Enhanced electrochemical performance of the LiNi0.8Co0.1Mn0.1O2 cathode via in-situ nanoscale surface modification with poly(imide-siloxane) binder

Abstract

The Ni-rich layered oxide cathode (LiNi0.8Co0.1Mn0.1O2, NCM811) suffers from serious interfacial side reactions and phase transition during high-voltage cycling (4.7 V), causing the poor rate capability and sharp capacity fading. Herein, a beneficial strategy is proposed, combining rigid/flexible chains, to exploit an endurable poly(imide-siloxane) (PIS) binder with transitable ion channel by structural tailoring and copolymerization.
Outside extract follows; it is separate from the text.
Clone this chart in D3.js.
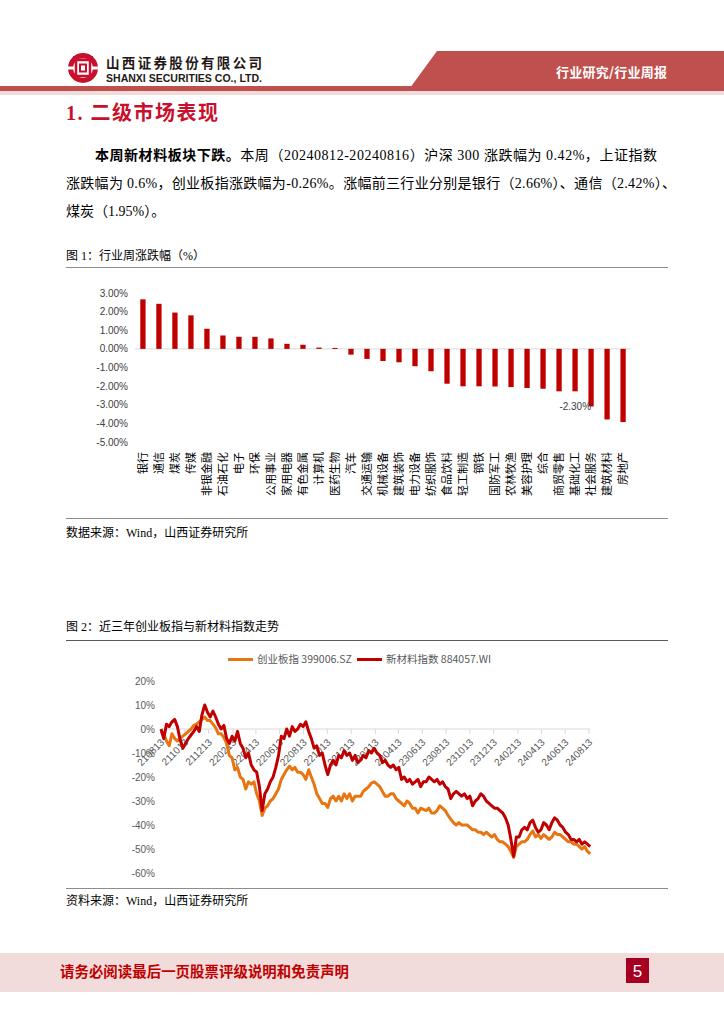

The in-situ formed nanoscale PIS layer on the NCM811 particle surface provides stern resistance to extreme conditions and strong attractive interactions, which enable a firm cathode-electrolyte interface and facile ion transfer path during charge-discharge process. The fabricated PIS-based cathodes under 4.3 V cutoff voltage exhibit higher capacity retention (83% vs. 69%, 1.0C, 500 cycles) and higher rate capacity (137.6 mAh g−1 vs. 123.6 mAh g−1, 5.0C), in contrast to the cathodes with polyvinylidene fluoride (PVDF) binder. Further test under 4.7 V cutoff voltage indicates the rate capacity of PIS-based cathodes is superior than that of PVDF-based cathodes (163.2 mAh g−1 vs. 119.7 mAh g−1, 5.0C), as well as superior capacity retention (74 % vs. 34%, 0.2C, 100 cycles). This work provides a valuable guideline for designing a polymer binder by focusing on stabilizing high-voltage cathode structure and facilitating ion diffusion.